Starring: Teresa Palmer, Max Riemelt, Matthias Habich, Emma Bading
Distributor: Entertainment One Films
Runtime: 116 mins. Reviewed in May 2017
‘Berlin Syndrome’ is a first-rate psychological thriller made with total conviction. The narrative explores some black-as-night material, but its small cast is always game and the craft on display is uniformly impressive.
Clare (Teresa Palmer) is a young Brisbane woman in search of ‘life experience’. As many young Aussies do, she travels to Europe, where we catch up with her in Berlin. Carting her hulking rucksack around on public transport and sleeping in hostel dormitories, she’s immersed in the solo traveller’s lifestyle.
One day, she bumps into a charming young German man, Andi (Max Riemelt), and they hit it off. Their chemistry is undeniable, but Clare is due to travel to Dresden the next day. Intrigued, she impulsively decides to postpone her travel and returns the next day to the bookshop where they met. This time, there are no wistful glances and unfulfilled desires – they spend a passionate night at Andi’s sparse but comfortable apartment, tucked away in a derelict block in the shadow of the Fernsehturm.
Next morning, Andi heads off to work and, after gathering her belongings, Clare too makes to leave. She finds that she has been locked in; an innocent mistake. She whiles away the hours until he returns and they spend another evening together. The next day, she presses him to leave a key and he does so. When the key doesn’t shift the deadbolt across the front door, and Clare realises that the windows are made from reinforced plexiglass, terror sets in and the hopelessness of her situation becomes clear. Teresa Palmer is terrific – her fidgety, mousy traveller becomes animalistic when trapped, and her fight to survive is almost unbearably gripping.
The premise, adapted by Shaun Grant from Melanie Joosten’s novel of the same name, is extremely powerful in its simplicity. Director Cate Shortland doesn’t embellish or exploit Clare’s plight nor the psychology of her antagonist. Clare is locked in a secluded apartment with no clear escape. Lying in bed together, Clare told Andi that she wished she could stay in that moment forever, and he appears to believe that his actions are merely facilitating her unintentional, spur-of-the-moment wish. Clare’s fear and despair are given space to breathe and develop (the benefit of a long runtime despite such a contained story), and Shortland takes time to develop Andi as well, though not so much humanising him as exploring him and what he truly is.

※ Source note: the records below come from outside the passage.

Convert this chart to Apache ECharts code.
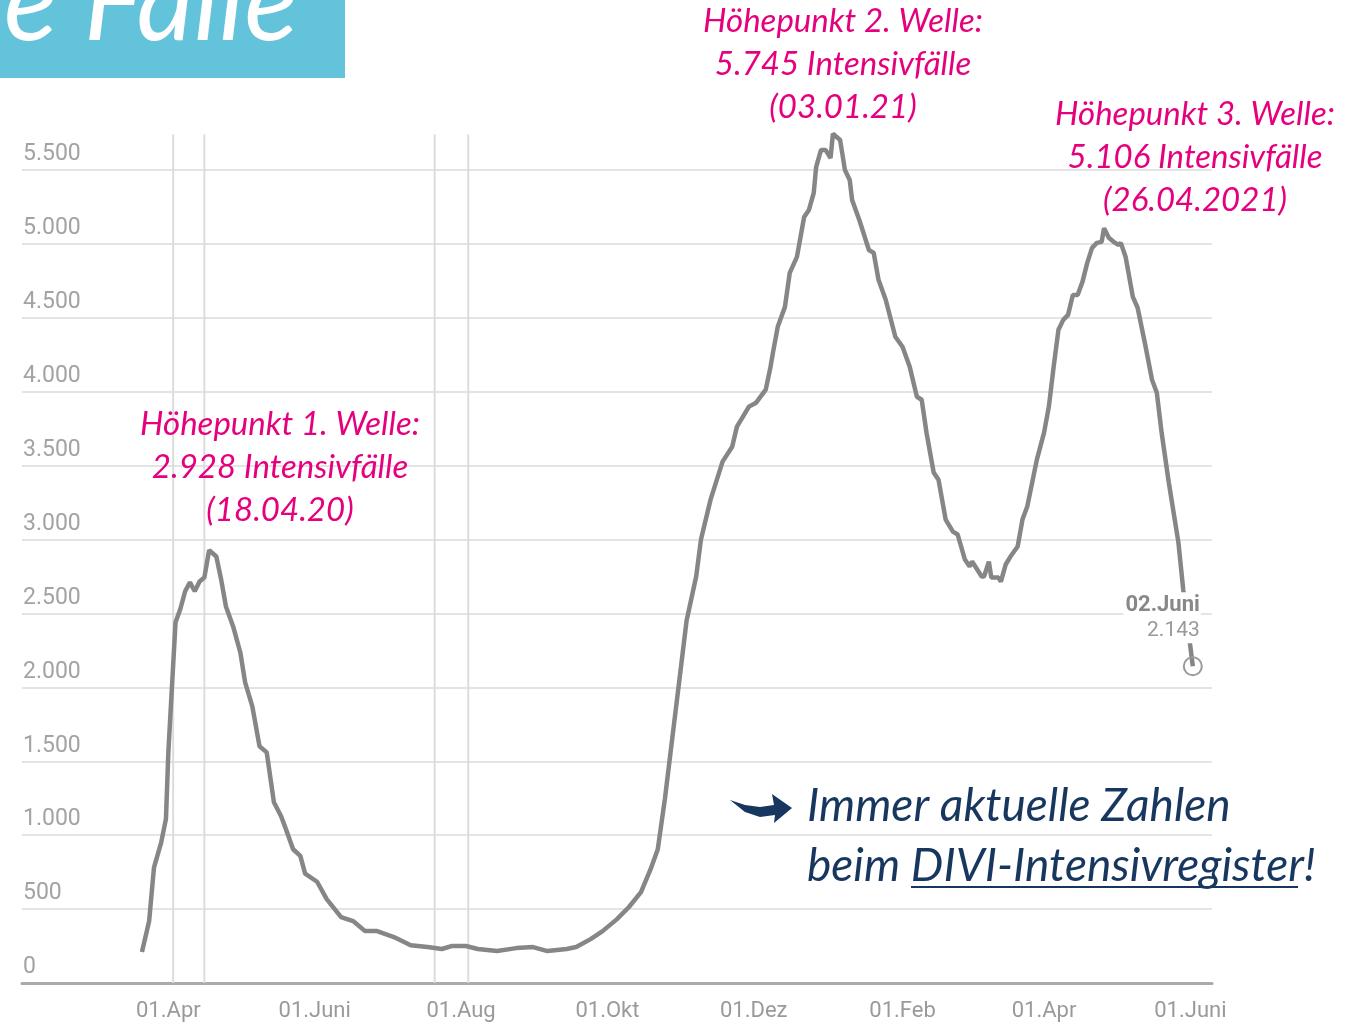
<!DOCTYPE html>
<html><head><meta charset="utf-8">
<script src="https://cdn.jsdelivr.net/npm/echarts@6/dist/echarts.min.js"></script>
<style>html,body{margin:0;padding:0;background:#fff}#c{width:1365px;height:1027px}</style>
</head><body><div id="c"></div>
<script>
const dates = ['2020-03-21','2020-03-24','2020-03-26','2020-03-29','2020-03-31',
'2020-04-01','2020-04-03','2020-04-04','2020-04-06','2020-04-08','2020-04-10','2020-04-12','2020-04-14','2020-04-16','2020-04-18','2020-04-21','2020-04-23','2020-04-25','2020-04-28',
'2020-05-01','2020-05-03','2020-05-06','2020-05-09','2020-05-12','2020-05-15','2020-05-18','2020-05-20','2020-05-23','2020-05-26','2020-05-28',
'2020-06-02','2020-06-06','2020-06-12','2020-06-17','2020-06-22','2020-06-27',
'2020-07-04','2020-07-11','2020-07-18','2020-07-24','2020-07-28',
'2020-08-03','2020-08-08','2020-08-16','2020-08-24','2020-08-31',
'2020-09-06','2020-09-14','2020-09-18','2020-09-24','2020-09-29',
'2020-10-05','2020-10-10','2020-10-15','2020-10-19','2020-10-22','2020-10-25','2020-10-28','2020-10-31',
'2020-11-03','2020-11-07','2020-11-09','2020-11-13','2020-11-18','2020-11-22','2020-11-24','2020-11-29',
'2020-12-02','2020-12-06','2020-12-08','2020-12-09','2020-12-11','2020-12-14','2020-12-16','2020-12-19','2020-12-22','2020-12-24','2020-12-26','2020-12-27','2020-12-29','2020-12-31',
'2021-01-02','2021-01-03','2021-01-06','2021-01-08','2021-01-10','2021-01-11','2021-01-14','2021-01-18','2021-01-20','2021-01-22','2021-01-25','2021-01-29',
'2021-02-01','2021-02-04','2021-02-07','2021-02-09','2021-02-11','2021-02-14','2021-02-16','2021-02-19','2021-02-22','2021-02-24','2021-02-27',
'2021-03-01','2021-03-02','2021-03-06','2021-03-07','2021-03-09','2021-03-10','2021-03-13','2021-03-14','2021-03-16','2021-03-18','2021-03-21','2021-03-23','2021-03-25','2021-03-29',
'2021-04-01','2021-04-03','2021-04-05','2021-04-07','2021-04-09','2021-04-11','2021-04-13','2021-04-15','2021-04-17','2021-04-19','2021-04-21','2021-04-23','2021-04-25','2021-04-26','2021-04-28','2021-04-30',
'2021-05-02','2021-05-03','2021-05-05','2021-05-08','2021-05-10','2021-05-13','2021-05-16','2021-05-18','2021-05-20','2021-05-23','2021-05-25','2021-05-27','2021-05-29',
'2021-06-02'];
const values = [210,420,780,950,1110,
1560,2150,2440,2530,2650,2710,2650,2716,2743,2928,2885,2730,2547,2412,
2236,2034,1872,1601,1560,1223,1128,1041,905,860,740,
685,568,446,419,351,351,
311,255,243,230,250,
250,230,216,236,243,
216,230,243,297,351,
432,514,615,770,905,1250,1650,2050,
2450,2750,3000,3270,3527,3628,3764,3899,
3926,4014,4169,4264,4439,4574,4804,4912,5182,5230,5345,5520,5635,5635,
5581,5745,5703,5500,5432,5297,5162,4959,4939,4757,4622,4372,
4304,4169,3966,3946,3723,3453,3405,3135,3054,3034,2865,
2818,2851,2750,2750,2851,2743,2743,2716,2831,2885,2953,3135,3223,3541,
3723,3899,4169,4419,4486,4520,4655,4655,4743,4872,4973,5007,5014,5106,5041,5014,
4993,5007,4912,4642,4568,4331,4081,3993,3723,3385,3182,2980,2662,
2143];
const tickDates = ['2020-04-01','2020-06-01','2020-08-01','2020-10-01','2020-12-01','2021-02-01','2021-04-01','2021-06-01'];
const tickLabels = ['01.Apr','01.Juni','01.Aug','01.Okt','01.Dez','01.Feb','01.Apr','01.Juni'];
const markerDates = ['2020-04-03','2020-04-16','2020-07-21','2020-08-04'];
const markerTop = 5740;
const peakTexts = [
  'Höhepunkt 1. Welle:\n2.928 Intensivfälle\n(18.04.20)',
  'Höhepunkt 2. Welle:\n5.745 Intensivfälle\n(03.01.21)',
  'Höhepunkt 3. Welle:\n5.106 Intensivfälle\n(26.04.2021)'
];
const lastLabel = '02.Juni';

const fmtDE = v => String(v).replace(/\B(?=(\d{3})+(?!\d))/g, '.');
const ts = d => { const p = d.split('-').map(Number); return Date.UTC(p[0], p[1] - 1, p[2]); };
const tickTimes = tickDates.map(ts);
const data = dates.map((d, i) => [ts(d), values[i]]);
const last = data[data.length - 1];

const chart = echarts.init(document.getElementById('c'), null, {renderer: 'canvas'});
const PINK = '#e5007d', NAVY = '#17375e';
const annFont = {fontFamily: 'Lato', fontStyle: 'italic', fontSize: 33, lineHeight: 43, fill: PINK, align: 'center', verticalAlign: 'top'};

const markerSeries = markerDates.map(d => ({
  type: 'line', silent: true, showSymbol: false, clip: false, z: 1,
  data: [[ts(d), 0], [ts(d), markerTop]],
  lineStyle: {color: '#dcdcdc', width: 2}
}));

chart.setOption({
  animation: false,
  backgroundColor: '#fff',
  grid: {left: 22, right: 153, top: 170, bottom: 44},
  xAxis: {
    type: 'value',
    min: ts('2020-01-31'), max: ts('2021-06-10'),
    axisLine: {show: true, lineStyle: {color: '#aaaaaa', width: 3}},
    axisTick: {show: false},
    splitLine: {show: false},
    axisLabel: {
      customValues: tickTimes,
      formatter: v => { const i = tickTimes.indexOf(+v); return i >= 0 ? tickLabels[i] : ''; },
      fontFamily: 'Roboto', fontSize: 22, color: '#9a9a9a', margin: 17
    }
  },
  yAxis: {
    type: 'value', min: 0, max: 5500, interval: 500,
    axisLine: {show: false}, axisTick: {show: false},
    splitLine: {lineStyle: {color: '#e4e4e4', width: 2}},
    axisLabel: {
      inside: true, margin: 1, verticalAlign: 'bottom', padding: [0, 0, 4, 0],
      formatter: v => fmtDE(v),
      fontFamily: 'Roboto', fontSize: 23, color: '#a3a3a3'
    }
  },
  series: markerSeries.concat([{
    type: 'line', data: data, showSymbol: false, clip: false, z: 3,
    lineStyle: {color: '#868686', width: 4.5},
    markPoint: {
      silent: true, z: 5,
      data: [{coord: last}],
      symbol: 'circle', symbolSize: 18,
      itemStyle: {color: 'rgba(255,255,255,0)', borderColor: '#9a9a9a', borderWidth: 2},
      label: {
        show: true, position: 'top', distance: 13, offset: [8, 0], align: 'right',
        backgroundColor: '#fff', padding: [0, 1, 0, 2],
        formatter: () => '{a|' + lastLabel + '}\n{b|' + fmtDE(last[1]) + '}',
        rich: {
          a: {fontFamily: 'Roboto', fontWeight: 'bold', fontSize: 22, color: '#888', lineHeight: 26, align: 'right'},
          b: {fontFamily: 'Roboto', fontSize: 21, color: '#999', lineHeight: 25, align: 'right'}
        }
      }
    }
  }]),
  graphic: [
    {type: 'rect', shape: {x: 0, y: 0, width: 345, height: 78}, style: {fill: '#62c3db'}, z: 10},
    {type: 'text', x: 298, y: 60, z: 11, style: {text: 'Intensive Fälle', fontFamily: 'Lato', fontStyle: 'italic', fontSize: 112, fill: '#fff', align: 'right', verticalAlign: 'bottom'}},
    {type: 'text', x: 280, y: 403, z: 11, style: Object.assign({text: peakTexts[0]}, annFont)},
    {type: 'text', x: 843, y: 0, z: 11, style: Object.assign({text: peakTexts[1]}, annFont)},
    {type: 'text', x: 1195, y: 93, z: 11, style: Object.assign({text: peakTexts[2]}, annFont)},
    {type: 'polygon', z: 11, shape: {points: [[730,800],[745,805],[760,807],[774,805],[772,794],[792,808],[774,823],[775,815],[760,817],[745,812]]}, style: {fill: NAVY}},
    {type: 'text', x: 807, y: 776, z: 11, style: {text: 'Immer aktuelle Zahlen\nbeim DIVI-Intensivregister!', fontFamily: 'Lato', fontStyle: 'italic', fontSize: 46, lineHeight: 60, fill: NAVY, align: 'left', verticalAlign: 'top'}},
    {type: 'line', z: 11, shape: {x1: 911, y1: 887, x2: 1298, y2: 887}, style: {stroke: NAVY, lineWidth: 2}}
  ]
});
</script></body></html>
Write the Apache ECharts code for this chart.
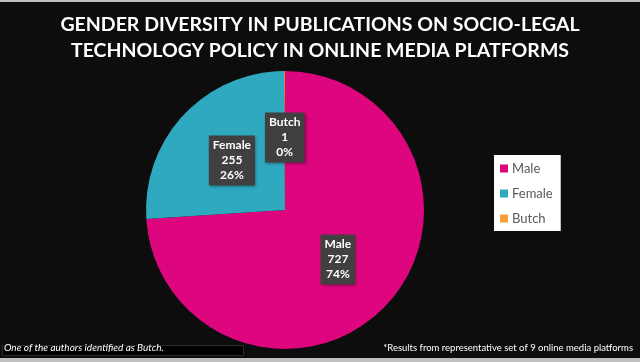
<!DOCTYPE html>
<html>
<head>
<meta charset="utf-8">
<script src="https://cdn.jsdelivr.net/npm/echarts@6/dist/echarts.min.js"></script>
<style>
html,body{margin:0;padding:0;background:#0d0d0d;}
#c{width:640px;height:362px;}
</style>
</head>
<body>
<div id="c"></div>
<script>
var categories = ['Male', 'Female', 'Butch'];
var counts = [727, 255, 1];
var colors = ['#de067e', '#2ea9bf', '#f3a13a'];
var titleLines = ['GENDER DIVERSITY IN PUBLICATIONS ON SOCIO-LEGAL', 'TECHNOLOGY POLICY IN ONLINE MEDIA PLATFORMS'];
var noteLeft = 'One of the authors identified as Butch.';
var noteRight = '*Results from representative set of 9 online media platforms';

var chart = echarts.init(document.getElementById('c'));
var pieData = categories.map(function (n, i) {
  return { name: n, value: counts[i], itemStyle: { color: colors[i] } };
});
chart.setOption({
  backgroundColor: '#0d0d0d',
  animation: false,
  title: {
    text: titleLines.join('\n'),
    left: 'center',
    top: 7,
    textStyle: { color: '#ffffff', fontFamily: 'Lato', fontWeight: 'bold', fontSize: 19.5, lineHeight: 26 }
  },
  legend: {
    orient: 'vertical',
    left: 494,
    top: 155,
    backgroundColor: '#ffffff',
    padding: [7, 8, 6, 6],
    itemWidth: 8,
    itemHeight: 8,
    itemGap: 12,
    icon: 'rect',
    data: categories,
    textStyle: { color: '#595959', fontFamily: 'Lato', fontSize: 13, padding: [0, 0, 0, -1] }
  },
  series: [{
    type: 'pie',
    center: [285, 210],
    radius: 139,
    startAngle: 90,
    clockwise: true,
    percentPrecision: 0,
    minAngle: 0,
    avoidLabelOverlap: false,
    data: pieData,
    label: {
      show: true,
      position: 'inside',
      formatter: '{b}\n{c}\n{d}%',
      color: '#ffffff',
      fontFamily: 'Lato',
      fontWeight: 'bold',
      fontSize: 12,
      lineHeight: 15,
      backgroundColor: '#404040',
      padding: [3, 4, 2, 4],
      shadowColor: 'rgba(0,0,0,0.4)',
      shadowBlur: 3,
      shadowOffsetX: 1,
      shadowOffsetY: 1
    },
    labelLine: { show: false },
    itemStyle: { borderWidth: 0 },
    emphasis: { disabled: true }
  }],
  graphic: [
    { type: 'rect', left: 0, top: 0, shape: { width: 640, height: 2 }, style: { fill: '#bfbfbf' } },
    { type: 'rect', left: 0, top: 358, shape: { width: 640, height: 4 }, style: { fill: '#bfbfbf' } },
    { type: 'rect', left: 2, top: 345, shape: { width: 241, height: 10 }, style: { fill: '#000000', stroke: '#2a2a2a', lineWidth: 1 } },
    { type: 'text', left: 4, top: 343, style: { text: noteLeft, fill: '#ffffff', font: 'italic 10px Lato' } },
    { type: 'text', right: 7, top: 343, style: { text: noteRight, fill: '#ffffff', font: '9.5px Lato' } }
  ]
});
</script>
</body>
</html>
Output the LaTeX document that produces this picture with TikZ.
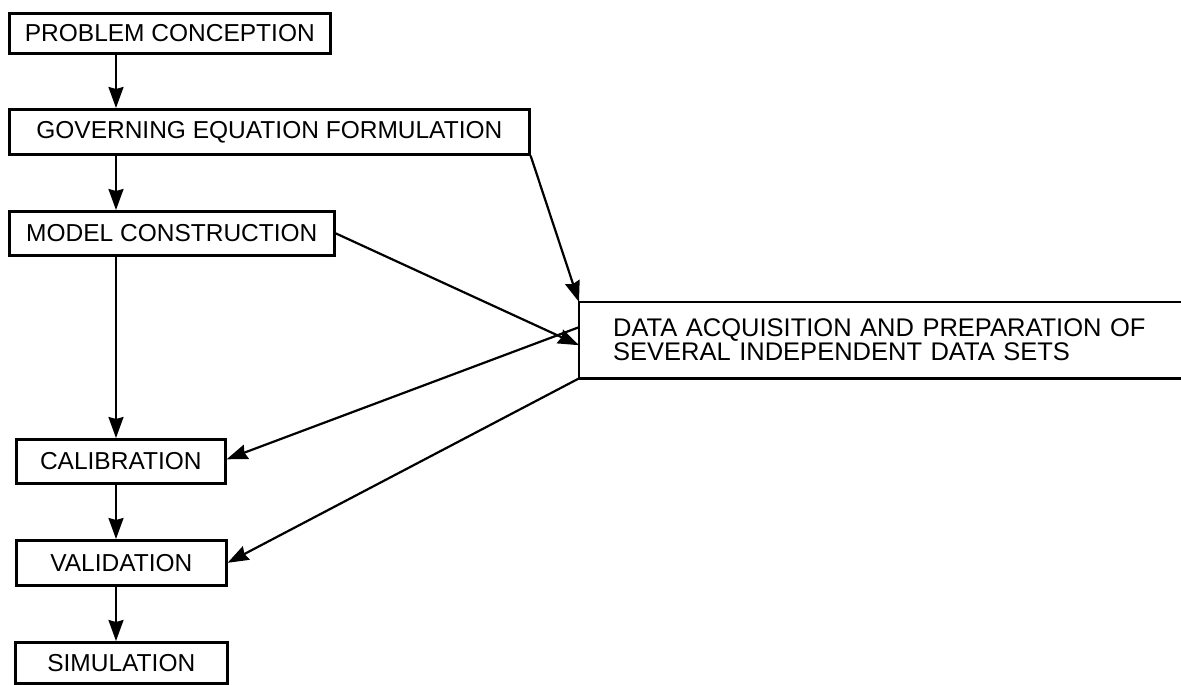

During their first day together, as Andi is taking Clare through some community gardens, she picks up and dons a discarded wolf mask for a playful joke. Looking back, it’s an elegant foreshadowing of the wolf hiding in plain sight in front of her. As the film progresses past the initial shock of Clare’s plight, it moves into even darker, more troubling territory as it explores the relationship that the pair develop when Clare begins to accept the improbability of her escape (giving the film its title – Stockholm Syndrome-lite, if you will). Shortland spends time following Andi’s daily routine, from the English lessons that he teaches at a sports high school to his regular visits to see his Dad (Matthias Habich), a literature professor. There are also a couple of important run ins with one of his students, Franka (Emma Bading) Delving into the life and habits of such a figure is absorbing, as we wait for signs of his delinquency to show themselves in his day-to-day interactions. Actor Max Riemelt is excellent, projecting a calm surface that occasionally betrays the ripples of his cruel home life; he’s charming but threatening, the perfect wolf in handsome Berliner’s clothing.
The film is exquisitely shot (Clare’s penchant for photography is reflected in the clean, lingering compositions) and uses its sound design and music to nerve shredding effect.
It’s not uncommon for first-time Australian directors to make a genre film as a sort of calling card to Hollywood, a statement of intent and an audition for bigger projects. For instance, James Wan of ‘Saw’ fame is currently shooting DC’s ‘Aquaman’, while the Spierig Brothers are following 2003’s ‘Undead’ with franchise film ‘Saw: Legacy’ this year. It’s unusual then, that Shortland has only now come to the genre game. However, her experience and exceptional eye for staging and casting elevate this above and beyond its genre trappings, to easily one of the best Australian films this year.